PROVIDED DATA:

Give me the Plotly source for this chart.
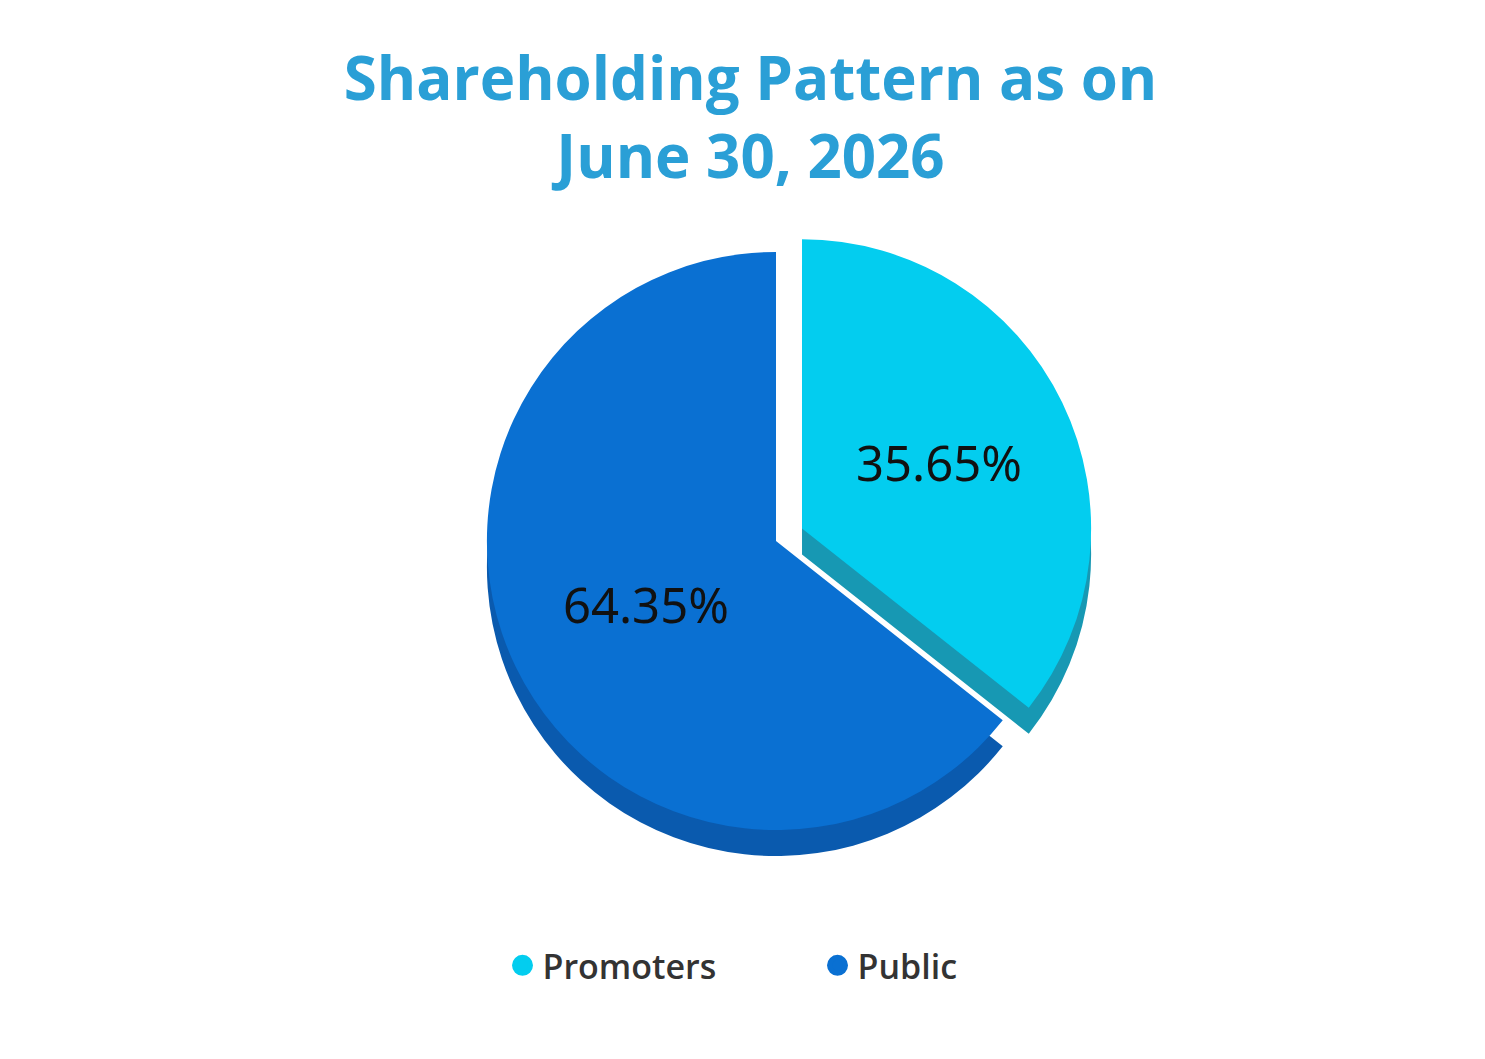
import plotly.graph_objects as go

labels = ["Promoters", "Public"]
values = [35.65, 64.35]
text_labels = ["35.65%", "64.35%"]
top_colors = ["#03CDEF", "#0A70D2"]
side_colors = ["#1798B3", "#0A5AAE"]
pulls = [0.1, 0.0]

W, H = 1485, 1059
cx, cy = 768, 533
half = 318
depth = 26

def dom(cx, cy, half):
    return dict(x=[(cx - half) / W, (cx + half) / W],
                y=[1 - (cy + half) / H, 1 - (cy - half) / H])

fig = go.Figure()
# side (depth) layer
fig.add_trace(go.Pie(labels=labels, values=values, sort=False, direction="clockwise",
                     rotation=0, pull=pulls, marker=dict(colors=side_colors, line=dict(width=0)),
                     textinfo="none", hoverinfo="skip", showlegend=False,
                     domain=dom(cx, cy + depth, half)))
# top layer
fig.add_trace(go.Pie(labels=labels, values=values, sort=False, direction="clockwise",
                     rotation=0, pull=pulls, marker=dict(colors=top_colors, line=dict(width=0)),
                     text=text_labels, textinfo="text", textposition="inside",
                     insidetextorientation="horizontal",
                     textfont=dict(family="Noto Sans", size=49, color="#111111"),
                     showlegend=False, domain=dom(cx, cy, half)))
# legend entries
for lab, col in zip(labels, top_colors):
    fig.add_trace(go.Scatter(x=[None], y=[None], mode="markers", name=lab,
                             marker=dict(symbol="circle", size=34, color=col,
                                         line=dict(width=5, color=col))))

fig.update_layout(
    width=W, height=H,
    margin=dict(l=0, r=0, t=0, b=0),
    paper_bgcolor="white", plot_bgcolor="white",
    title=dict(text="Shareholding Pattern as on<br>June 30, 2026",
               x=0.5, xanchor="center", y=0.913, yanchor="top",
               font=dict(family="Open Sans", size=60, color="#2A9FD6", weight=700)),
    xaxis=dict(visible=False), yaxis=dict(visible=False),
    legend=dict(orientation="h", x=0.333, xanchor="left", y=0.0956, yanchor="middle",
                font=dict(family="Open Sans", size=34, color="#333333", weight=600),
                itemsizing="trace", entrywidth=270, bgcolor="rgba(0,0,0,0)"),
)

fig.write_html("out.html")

SET EXERCISE: Take the data above and repeat it exactly, leaving each picture out.

THE REPLY:
Give me the Plotly source for this chart.
import plotly.graph_objects as go

labels = ["Promoters", "Public"]
values = [35.65, 64.35]
text_labels = ["35.65%", "64.35%"]
top_colors = ["#03CDEF", "#0A70D2"]
side_colors = ["#1798B3", "#0A5AAE"]
pulls = [0.1, 0.0]

W, H = 1485, 1059
cx, cy = 768, 533
half = 318
depth = 26

def dom(cx, cy, half):
    return dict(x=[(cx - half) / W, (cx + half) / W],
                y=[1 - (cy + half) / H, 1 - (cy - half) / H])

fig = go.Figure()
# side (depth) layer
fig.add_trace(go.Pie(labels=labels, values=values, sort=False, direction="clockwise",
                     rotation=0, pull=pulls, marker=dict(colors=side_colors, line=dict(width=0)),
                     textinfo="none", hoverinfo="skip", showlegend=False,
                     domain=dom(cx, cy + depth, half)))
# top layer
fig.add_trace(go.Pie(labels=labels, values=values, sort=False, direction="clockwise",
                     rotation=0, pull=pulls, marker=dict(colors=top_colors, line=dict(width=0)),
                     text=text_labels, textinfo="text", textposition="inside",
                     insidetextorientation="horizontal",
                     textfont=dict(family="Noto Sans", size=49, color="#111111"),
                     showlegend=False, domain=dom(cx, cy, half)))
# legend entries
for lab, col in zip(labels, top_colors):
    fig.add_trace(go.Scatter(x=[None], y=[None], mode="markers", name=lab,
                             marker=dict(symbol="circle", size=34, color=col,
                                         line=dict(width=5, color=col))))

fig.update_layout(
    width=W, height=H,
    margin=dict(l=0, r=0, t=0, b=0),
    paper_bgcolor="white", plot_bgcolor="white",
    title=dict(text="Shareholding Pattern as on<br>June 30, 2026",
               x=0.5, xanchor="center", y=0.913, yanchor="top",
               font=dict(family="Open Sans", size=60, color="#2A9FD6", weight=700)),
    xaxis=dict(visible=False), yaxis=dict(visible=False),
    legend=dict(orientation="h", x=0.333, xanchor="left", y=0.0956, yanchor="middle",
                font=dict(family="Open Sans", size=34, color="#333333", weight=600),
                itemsizing="trace", entrywidth=270, bgcolor="rgba(0,0,0,0)"),
)

fig.write_html("out.html")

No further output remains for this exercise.